A breast plate, found on the body of Ireland’s most hated man, Oliver Cromwell, is being sold at auction in London.
According to Sotheby’s, the lot is “an exquisitely engraved brass plate found resting on Oliver Cromwell’s chest when his body was exhumed in 1661.”
Engraved in Latin the inscription refers to his role as Protector of Hibernia (Ireland) and records his dates of birth and death.
A “unique coffin plate,” it is valued at up to $18,000 (£12,000).
Cromwell, perhaps the most hated figure in Irish history, slaughtered tens of thousands of Irish men, women, and children. In the mid-17th century he overthrew the monarchy. His New Model Army took over England in 1649 and Charles I was executed.
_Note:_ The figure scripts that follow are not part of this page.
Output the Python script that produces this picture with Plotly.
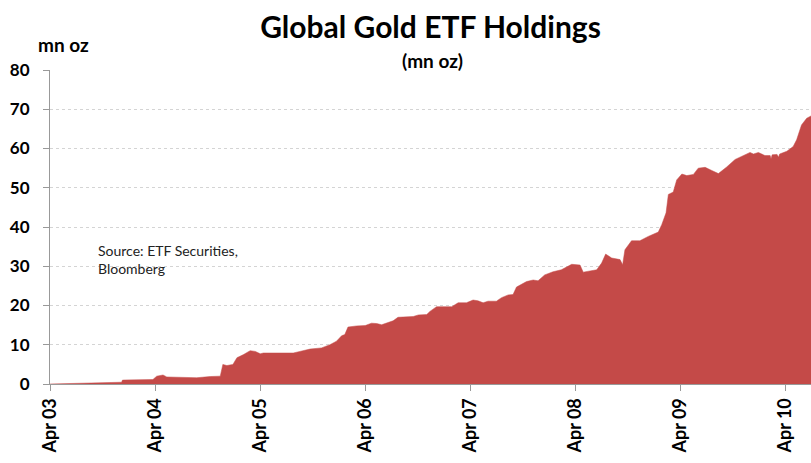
import plotly.graph_objects as go

dates = [
    "2003-04-01", "2003-09-22", "2003-12-06", "2003-12-09", "2004-02-07", "2004-03-24",
    "2004-04-06", "2004-04-28", "2004-05-11", "2004-08-23", "2004-10-09", "2004-11-13",
    "2004-11-22", "2004-12-06", "2004-12-27", "2005-01-10", "2005-02-02", "2005-02-25",
    "2005-03-15", "2005-04-01", "2005-04-12", "2005-07-25", "2005-08-17", "2005-09-21",
    "2005-10-31", "2005-11-29", "2005-12-22", "2006-01-09", "2006-01-20", "2006-01-31",
    "2006-03-02", "2006-04-01", "2006-04-23", "2006-05-11", "2006-05-28", "2006-06-20",
    "2006-07-07", "2006-07-24", "2006-09-15", "2006-10-03", "2006-11-01", "2006-11-12",
    "2006-12-05", "2007-01-27", "2007-02-18", "2007-03-19", "2007-04-11", "2007-04-28",
    "2007-05-16", "2007-06-02", "2007-07-01", "2007-07-19", "2007-08-11", "2007-08-28",
    "2007-09-09", "2007-10-14", "2007-11-06", "2007-11-23", "2007-12-05", "2007-12-16",
    "2008-01-14", "2008-02-12", "2008-03-19", "2008-04-17", "2008-04-28", "2008-05-21",
    "2008-06-14", "2008-07-01", "2008-07-15", "2008-08-05", "2008-09-03", "2008-09-12",
    "2008-09-20", "2008-10-13", "2008-11-11", "2008-12-10", "2009-01-14", "2009-01-26",
    "2009-02-10", "2009-02-18", "2009-03-07", "2009-03-19", "2009-04-06", "2009-04-23",
    "2009-05-16", "2009-06-02", "2009-06-26", "2009-07-19", "2009-08-11", "2009-09-09",
    "2009-10-08", "2009-10-25", "2009-11-29", "2009-12-11", "2009-12-28", "2010-01-20",
    "2010-02-07", "2010-02-10", "2010-02-14", "2010-03-03", "2010-03-08", "2010-03-12",
    "2010-04-06", "2010-04-28", "2010-05-10", "2010-05-27", "2010-06-14", "2010-06-29",
]
holdings = [
    0.0, 0.2, 0.45, 1.0, 1.1, 1.15,
    2.0, 2.3, 1.8, 1.6, 1.9, 2.0,
    5.0, 4.7, 5.0, 6.7, 7.5, 8.5,
    8.3, 7.7, 7.9, 7.9, 8.3, 8.9,
    9.2, 10.0, 10.9, 12.3, 12.6, 14.5,
    14.8, 14.9, 15.5, 15.4, 15.1, 15.7,
    16.1, 17.0, 17.2, 17.6, 17.7, 18.5,
    19.7, 19.7, 20.7, 20.7, 21.4, 21.2,
    20.7, 21.1, 21.1, 22.0, 22.7, 22.8,
    24.7, 26.1, 26.5, 26.3, 27.2, 27.8,
    28.6, 29.1, 30.5, 30.3, 28.5, 28.7,
    29.1, 30.8, 33.1, 32.1, 31.7, 30.4,
    34.2, 36.5, 36.5, 37.6, 38.7, 40.6,
    43.6, 48.3, 48.9, 52.0, 53.5, 53.1,
    53.4, 55.0, 55.2, 54.4, 53.6, 55.3,
    57.2, 57.8, 59.0, 58.6, 59.0, 58.2,
    58.2, 57.4, 58.4, 58.5, 57.8, 58.6,
    59.3, 60.5, 62.2, 66.0, 67.7, 68.3,
]
tick_dates = ["2003-04-01", "2004-04-01", "2005-04-01", "2006-04-01",
              "2007-04-01", "2008-04-01", "2009-04-01", "2010-04-01"]
tick_labels = ["Apr 03", "Apr 04", "Apr 05", "Apr 06", "Apr 07", "Apr 08", "Apr 09", "Apr 10"]
y_ticks = [0, 10, 20, 30, 40, 50, 60, 70, 80]

RED = "#C44A48"
FONT = "Lato"
W, H = 811, 463
ML, MR, MT, MB = 50, 0, 70, 79
PW, PH = W - ML - MR, H - MT - MB


def px(xp):
    return (xp - ML) / PW


def py(yp):
    return (H - MB - yp) / PH


fig = go.Figure()
fig.add_trace(go.Scatter(
    x=dates, y=holdings, mode="lines", fill="tozeroy",
    line=dict(color=RED, width=0.5), fillcolor=RED, hoverinfo="x+y",
))

fig.update_layout(
    width=W, height=H,
    margin=dict(l=ML, r=MR, t=MT, b=MB, autoexpand=False),
    paper_bgcolor="white", plot_bgcolor="white",
    showlegend=False,
    font=dict(family=FONT, color="#000000"),
    title=dict(text="<b>Global Gold ETF Holdings</b>", x=0.5, xref="paper",
               y=1 - 27 / H, yanchor="middle", font=dict(size=30, family=FONT)),
    annotations=[
        dict(text="<b>(mn oz)</b>", x=px(432), xref="paper", y=py(60), yref="paper",
             yanchor="middle", showarrow=False, font=dict(size=19)),
        dict(text="<b>mn oz</b>", xref="paper", yref="paper", x=px(36), y=py(45),
             xanchor="left", yanchor="middle", showarrow=False, font=dict(size=19)),
        dict(text="Source: ETF Securities,<br>Bloomberg", xref="paper", yref="paper",
             x=px(96), y=py(240), xanchor="left", yanchor="top", align="left",
             showarrow=False, font=dict(size=14, color="#222222")),
    ],
    xaxis=dict(
        type="date", range=["2003-04-01", "2010-06-29"], automargin=False,
        tickmode="array", tickvals=tick_dates, ticktext=tick_labels,
        tickangle=-90, ticks="outside", ticklen=6, tickcolor="#999999",
        showline=True, linecolor="#999999", linewidth=1, showgrid=False,
        tickfont=dict(size=18, family=FONT, color="#000000", weight="bold"),
    ),
    yaxis=dict(
        range=[0, 80], tickmode="array", tickvals=y_ticks, automargin=False,
        ticks="outside", ticklen=6, tickcolor="#999999", ticklabelstandoff=10,
        showline=True, linecolor="#999999", linewidth=1,
        showgrid=True, gridcolor="#d4d4d4", griddash="dot", gridwidth=1,
        zeroline=False,
        tickfont=dict(size=17, family=FONT, color="#000000", weight="bold"),
    ),
)

fig.write_html(
    "out.html",
    config={"displayModeBar": False},
    post_script="document.body.style.margin='0';document.body.style.overflow='hidden';",
)
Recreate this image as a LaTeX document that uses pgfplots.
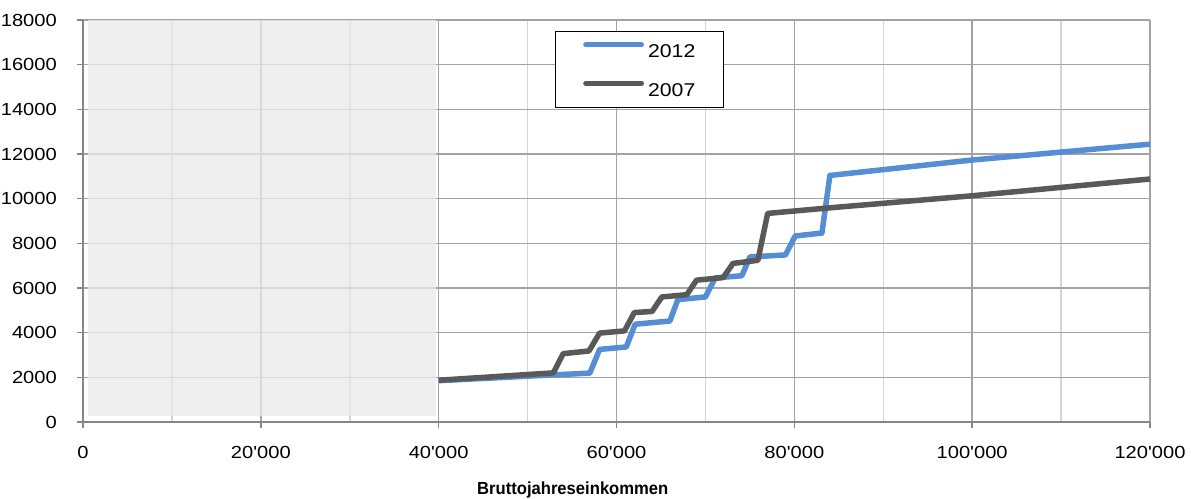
\documentclass[border=0pt]{standalone}
\usepackage{pgfplots}
\pgfplotsset{compat=1.18}
\usepackage{fontspec}
\setmainfont{Liberation Sans}[Ligatures=TeXOff]
\newfontfamily\tickfont{Liberation Sans}[Ligatures=TeXOff, FakeStretch=1.15]
\newfontfamily\labfont{Liberation Sans}[Ligatures=TeXOff, FakeStretch=0.95]
\usetikzlibrary{calc}
\definecolor{blue12}{RGB}{85,142,213}
\definecolor{gray07}{RGB}{89,89,89}
\definecolor{shade}{RGB}{234,234,234}
\definecolor{gridmaj}{RGB}{163,163,163}
\definecolor{gridmin}{RGB}{212,212,212}
\definecolor{axgray}{RGB}{134,134,134}

\pgfplotstableread{
x y
40000 1850
57000 2190
58100 3250
61100 3360
62100 4380
66000 4520
66900 5480
70000 5600
71100 6450
74100 6550
75000 7390
79000 7480
80100 8330
83100 8460
84000 11040
100000 11730
120000 12440
}\datatwelve

\pgfplotstableread{
x y
40000 1870
52900 2200
54000 3060
56900 3180
58100 3980
60900 4080
62000 4900
64000 4950
65100 5600
67900 5700
69000 6350
72000 6470
73100 7100
75900 7240
77000 9340
84000 9590
100000 10130
120000 10880
}\dataseven

\begin{document}
\begin{tikzpicture}
\begin{axis}[
  name=ax,
  scale only axis,
  width=1067pt, height=402pt,
  xmin=0, xmax=120000, ymin=0, ymax=18000,
  scaled ticks=false,
  axis x line*=bottom, axis y line*=left,
  axis line style={draw=axgray, line width=2pt},
  xtick={0,20000,40000,60000,80000,100000,120000},
  xticklabels={0,20'000,40'000,60'000,80'000,100'000,120'000},
  minor xtick={10000,30000,50000,70000,90000,110000},
  ytick={0,2000,4000,6000,8000,10000,12000,14000,16000,18000},
  yticklabels={0,2000,4000,6000,8000,10000,12000,14000,16000,18000},
  tick align=outside,
  major tick length=6pt,
  minor tick length=0pt,
  tick style={draw=axgray, line width=1.5pt},
  xmajorgrids, ymajorgrids, xminorgrids,
  major grid style={draw=gridmaj, line width=1.5pt},
  minor grid style={draw=gridmin, line width=1.5pt},
  ticklabel style={font=\tickfont\fontsize{17.5}{20}\selectfont, text=black},
  yticklabel style={inner sep=0pt, anchor=east, xshift=-20pt},
  xticklabel style={inner sep=0pt, anchor=north, yshift=-18pt},
  xlabel={\labfont\bfseries\fontsize{17.5}{20}\selectfont Bruttojahreseinkommen},
  xlabel style={at={(axis description cs:0.459,0)}, anchor=north, inner sep=0pt, yshift=-60pt},
  clip=false,
  legend style={at={(axis description cs:0.442,0.973)}, anchor=north west,
    draw=black, line width=1.2pt, fill=white,
    inner xsep=28pt, inner ysep=11pt, row sep=23pt,
    nodes={inner sep=0pt, text height=13pt, text depth=0pt, font=\tickfont\fontsize{18.5}{20}\selectfont}},
  legend cell align=left,
  legend image code/.code={\draw[#1, line cap=round, line width=4.8pt] (0pt,6.5pt) -- (56pt,6.5pt);},
  every axis plot/.append style={line join=round},
]
\addplot[draw=none, fill=shade, fill opacity=0.77, forget plot]
  coordinates {(600,250) (39700,250) (39700,18000) (600,18000)} -- cycle;
\addplot[blue12, line width=5.5pt] table[x=x,y=y] {\datatwelve};
\addlegendentry{\hspace{4pt}2012}
\addplot[gray07, line width=5.5pt] table[x=x,y=y] {\dataseven};
\addlegendentry{\hspace{4pt}2007}
\end{axis}
\pgfresetboundingbox
\path ($(ax.south west)+(-83pt,-77pt)$) rectangle ($(ax.north east)+(41pt,20pt)$);
\end{tikzpicture}
\end{document}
He was appointed Lord Protector and set to quelling rebellious Ireland with great brutality. He suppressed Catholicism and coined the phrase “To hell or to Connacht” during a mass confiscation of land.
In 1658 Cromwell died of natural causes. He was afforded a state funeral.
However, three years later under King Charles II he was decreed a traitor and exhumed for “posthumous execution.”
He was hanged, drawn and quartered and his severed head displayed on a pole in London. His head was salvaged and resurfaced in 1960 interred beneath a chapel in Cambridge.